#### Written problem
Every line below is to be copied exactly, with the pictures left out.

[START]

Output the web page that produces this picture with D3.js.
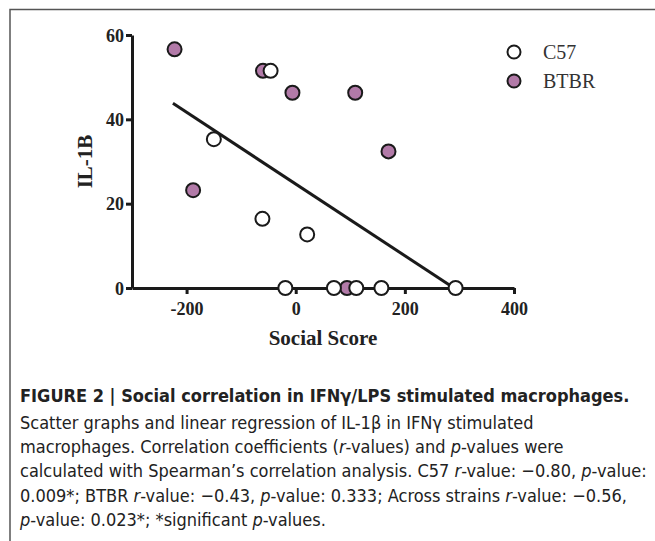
<!DOCTYPE html>
<html>
<head>
<meta charset="utf-8">
<script src="https://cdn.jsdelivr.net/npm/d3@7"></script>
<style>
  body { margin: 0; background: #fff; }
  svg { display: block; }
</style>
</head>
<body>
<svg id="fig" width="655" height="541"></svg>
<script>
// values
let c57X = [-46, -150, -61, 21, -19, 70, 111, 157, 293];
let c57Y = [51.5, 35.3, 16.4, 12.7, 0, 0, 0, 0, 0];
let btbrX = [-222, -60, -6, 109, 170, -188, 94];
let btbrY = [56.6, 51.5, 46.3, 46.3, 32.4, 23.2, 0];
let fitLine = [[-225, 43.8], [290, 0]];
let xTicks = [-200, 0, 200, 400];
let yTicks = [0, 20, 40, 60];
let legendNames = ["C57", "BTBR"];

let captionLines = [
    [["FIGURE 2 | Social correlation in IFN\u03b3/LPS stimulated macrophages.", "b"]],
    [["Scatter graphs and linear regression of IL-1\u03b2 in IFN\u03b3 stimulated", ""]],
    [["macrophages. Correlation coefficients (", ""], ["r", "i"], ["-values) and ", ""], ["p", "i"], ["-values were", ""]],
    [["calculated with Spearman\u2019s correlation analysis. C57 ", ""], ["r", "i"], ["-value: \u22120.80, ", ""], ["p", "i"], ["-value:", ""]],
    [["0.009*; BTBR ", ""], ["r", "i"], ["-value: \u22120.43, ", ""], ["p", "i"], ["-value: 0.333; Across strains ", ""], ["r", "i"], ["-value: \u22120.56,", ""]],
    [["p", "i"], ["-value: 0.023*; *significant ", ""], ["p", "i"], ["-values.", ""]]
];

let svg = d3.select("#fig");

// frame around the figure
svg.append("path")
    .attr("d", "M10,541 V9.5 H655")
    .attr("fill", "none")
    .attr("stroke", "#555")
    .attr("stroke-width", 1.5);

let x = d3.scaleLinear().domain([-300, 400]).range([132, 514]);
let y = d3.scaleLinear().domain([0, 60]).range([288, 35]);

let serif = "'Liberation Serif', 'Times New Roman', serif";

let xAxis = svg.append("g")
    .attr("transform", "translate(0,288)")
    .call(d3.axisBottom(x).tickValues(xTicks).tickFormat(d3.format("d")).tickSize(6).tickSizeOuter(0).tickPadding(5));
let yAxis = svg.append("g")
    .attr("transform", "translate(132,0)")
    .call(d3.axisLeft(y).tickValues(yTicks).tickSize(6).tickSizeOuter(0).tickPadding(2));

[xAxis, yAxis].forEach(function(g) {
    g.select(".domain").attr("stroke", "#1a1a1a").attr("stroke-width", 3);
    g.selectAll(".tick line").attr("stroke", "#1a1a1a").attr("stroke-width", 3);
    g.selectAll(".tick text")
        .attr("fill", "#222")
        .style("font-family", serif)
        .style("font-weight", "bold")
        .style("font-size", "18px");
});
yAxis.selectAll(".tick text").attr("dy", "0.35em");
xAxis.selectAll(".tick text").attr("dy", "0.9em").text(d => d < 0 ? "-" + Math.abs(d) : d);

svg.append("text")
    .attr("x", (x(-300) + x(400)) / 2)
    .attr("y", 345)
    .attr("text-anchor", "middle")
    .style("font-family", serif)
    .style("font-weight", "bold")
    .style("font-size", "21px")
    .attr("fill", "#222")
    .text("Social Score");

svg.append("text")
    .attr("transform", "translate(92," + y(30) + ") rotate(-90)")
    .attr("text-anchor", "middle")
    .style("font-family", serif)
    .style("font-weight", "bold")
    .style("font-size", "21px")
    .attr("fill", "#222")
    .text("IL-1B");

// regression line
svg.append("path")
    .datum(fitLine)
    .attr("d", d3.line().x(d => x(d[0])).y(d => y(d[1])))
    .attr("stroke", "#1a1a1a")
    .attr("stroke-width", 3)
    .attr("fill", "none");

let purple = "#b27aa8";

svg.append("g").selectAll("circle")
    .data(btbrX.map((v, i) => [v, btbrY[i]]))
    .enter().append("circle")
    .attr("cx", d => x(d[0]))
    .attr("cy", d => y(d[1]))
    .attr("r", 7)
    .attr("fill", purple)
    .attr("stroke", "#1a1a1a")
    .attr("stroke-width", 2);

svg.append("g").selectAll("circle")
    .data(c57X.map((v, i) => [v, c57Y[i]]))
    .enter().append("circle")
    .attr("cx", d => x(d[0]))
    .attr("cy", d => y(d[1]))
    .attr("r", 7)
    .attr("fill", "#fff")
    .attr("stroke", "#1a1a1a")
    .attr("stroke-width", 2);

// legend
let legend = svg.append("g").selectAll("g")
    .data(legendNames)
    .enter().append("g")
    .attr("transform", (d, i) => "translate(514," + (52 + i * 29) + ")");
legend.append("circle")
    .attr("r", 6.5)
    .attr("fill", (d, i) => i == 0 ? "#fff" : purple)
    .attr("stroke", "#1a1a1a")
    .attr("stroke-width", 2);
legend.append("text")
    .attr("x", 29)
    .attr("dy", "0.35em")
    .style("font-family", serif)
    .style("font-size", "20px")
    .attr("fill", "#333")
    .text(d => d);

// caption
let capY = [402, 429, 453, 477, 502, 526];
let caption = svg.append("g")
    .style("font-family", "'Liberation Sans Narrow', 'DejaVu Sans Condensed', 'Liberation Sans', sans-serif")
    .style("font-size", "18px")
    .attr("fill", "#222");
captionLines.forEach(function(line, i) {
    let t = caption.append("text").attr("x", 20).attr("y", capY[i]);
    line.forEach(function(seg) {
        t.append("tspan")
            .style("font-weight", seg[1] == "b" ? "bold" : "normal")
            .style("font-style", seg[1] == "i" ? "italic" : "normal")
            .text(seg[0]);
    });
});
</script>
</body>
</html>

[END]

#### Response
Output the web page that produces this picture with D3.js.
<!DOCTYPE html>
<html>
<head>
<meta charset="utf-8">
<script src="https://cdn.jsdelivr.net/npm/d3@7"></script>
<style>
  body { margin: 0; background: #fff; }
  svg { display: block; }
</style>
</head>
<body>
<svg id="fig" width="655" height="541"></svg>
<script>
// values
let c57X = [-46, -150, -61, 21, -19, 70, 111, 157, 293];
let c57Y = [51.5, 35.3, 16.4, 12.7, 0, 0, 0, 0, 0];
let btbrX = [-222, -60, -6, 109, 170, -188, 94];
let btbrY = [56.6, 51.5, 46.3, 46.3, 32.4, 23.2, 0];
let fitLine = [[-225, 43.8], [290, 0]];
let xTicks = [-200, 0, 200, 400];
let yTicks = [0, 20, 40, 60];
let legendNames = ["C57", "BTBR"];

let captionLines = [
    [["FIGURE 2 | Social correlation in IFN\u03b3/LPS stimulated macrophages.", "b"]],
    [["Scatter graphs and linear regression of IL-1\u03b2 in IFN\u03b3 stimulated", ""]],
    [["macrophages. Correlation coefficients (", ""], ["r", "i"], ["-values) and ", ""], ["p", "i"], ["-values were", ""]],
    [["calculated with Spearman\u2019s correlation analysis. C57 ", ""], ["r", "i"], ["-value: \u22120.80, ", ""], ["p", "i"], ["-value:", ""]],
    [["0.009*; BTBR ", ""], ["r", "i"], ["-value: \u22120.43, ", ""], ["p", "i"], ["-value: 0.333; Across strains ", ""], ["r", "i"], ["-value: \u22120.56,", ""]],
    [["p", "i"], ["-value: 0.023*; *significant ", ""], ["p", "i"], ["-values.", ""]]
];

let svg = d3.select("#fig");

// frame around the figure
svg.append("path")
    .attr("d", "M10,541 V9.5 H655")
    .attr("fill", "none")
    .attr("stroke", "#555")
    .attr("stroke-width", 1.5);

let x = d3.scaleLinear().domain([-300, 400]).range([132, 514]);
let y = d3.scaleLinear().domain([0, 60]).range([288, 35]);

let serif = "'Liberation Serif', 'Times New Roman', serif";

let xAxis = svg.append("g")
    .attr("transform", "translate(0,288)")
    .call(d3.axisBottom(x).tickValues(xTicks).tickFormat(d3.format("d")).tickSize(6).tickSizeOuter(0).tickPadding(5));
let yAxis = svg.append("g")
    .attr("transform", "translate(132,0)")
    .call(d3.axisLeft(y).tickValues(yTicks).tickSize(6).tickSizeOuter(0).tickPadding(2));

[xAxis, yAxis].forEach(function(g) {
    g.select(".domain").attr("stroke", "#1a1a1a").attr("stroke-width", 3);
    g.selectAll(".tick line").attr("stroke", "#1a1a1a").attr("stroke-width", 3);
    g.selectAll(".tick text")
        .attr("fill", "#222")
        .style("font-family", serif)
        .style("font-weight", "bold")
        .style("font-size", "18px");
});
yAxis.selectAll(".tick text").attr("dy", "0.35em");
xAxis.selectAll(".tick text").attr("dy", "0.9em").text(d => d < 0 ? "-" + Math.abs(d) : d);

svg.append("text")
    .attr("x", (x(-300) + x(400)) / 2)
    .attr("y", 345)
    .attr("text-anchor", "middle")
    .style("font-family", serif)
    .style("font-weight", "bold")
    .style("font-size", "21px")
    .attr("fill", "#222")
    .text("Social Score");

svg.append("text")
    .attr("transform", "translate(92," + y(30) + ") rotate(-90)")
    .attr("text-anchor", "middle")
    .style("font-family", serif)
    .style("font-weight", "bold")
    .style("font-size", "21px")
    .attr("fill", "#222")
    .text("IL-1B");

// regression line
svg.append("path")
    .datum(fitLine)
    .attr("d", d3.line().x(d => x(d[0])).y(d => y(d[1])))
    .attr("stroke", "#1a1a1a")
    .attr("stroke-width", 3)
    .attr("fill", "none");

let purple = "#b27aa8";

svg.append("g").selectAll("circle")
    .data(btbrX.map((v, i) => [v, btbrY[i]]))
    .enter().append("circle")
    .attr("cx", d => x(d[0]))
    .attr("cy", d => y(d[1]))
    .attr("r", 7)
    .attr("fill", purple)
    .attr("stroke", "#1a1a1a")
    .attr("stroke-width", 2);

svg.append("g").selectAll("circle")
    .data(c57X.map((v, i) => [v, c57Y[i]]))
    .enter().append("circle")
    .attr("cx", d => x(d[0]))
    .attr("cy", d => y(d[1]))
    .attr("r", 7)
    .attr("fill", "#fff")
    .attr("stroke", "#1a1a1a")
    .attr("stroke-width", 2);

// legend
let legend = svg.append("g").selectAll("g")
    .data(legendNames)
    .enter().append("g")
    .attr("transform", (d, i) => "translate(514," + (52 + i * 29) + ")");
legend.append("circle")
    .attr("r", 6.5)
    .attr("fill", (d, i) => i == 0 ? "#fff" : purple)
    .attr("stroke", "#1a1a1a")
    .attr("stroke-width", 2);
legend.append("text")
    .attr("x", 29)
    .attr("dy", "0.35em")
    .style("font-family", serif)
    .style("font-size", "20px")
    .attr("fill", "#333")
    .text(d => d);

// caption
let capY = [402, 429, 453, 477, 502, 526];
let caption = svg.append("g")
    .style("font-family", "'Liberation Sans Narrow', 'DejaVu Sans Condensed', 'Liberation Sans', sans-serif")
    .style("font-size", "18px")
    .attr("fill", "#222");
captionLines.forEach(function(line, i) {
    let t = caption.append("text").attr("x", 20).attr("y", capY[i]);
    line.forEach(function(seg) {
        t.append("tspan")
            .style("font-weight", seg[1] == "b" ? "bold" : "normal")
            .style("font-style", seg[1] == "i" ? "italic" : "normal")
            .text(seg[0]);
    });
});
</script>
</body>
</html>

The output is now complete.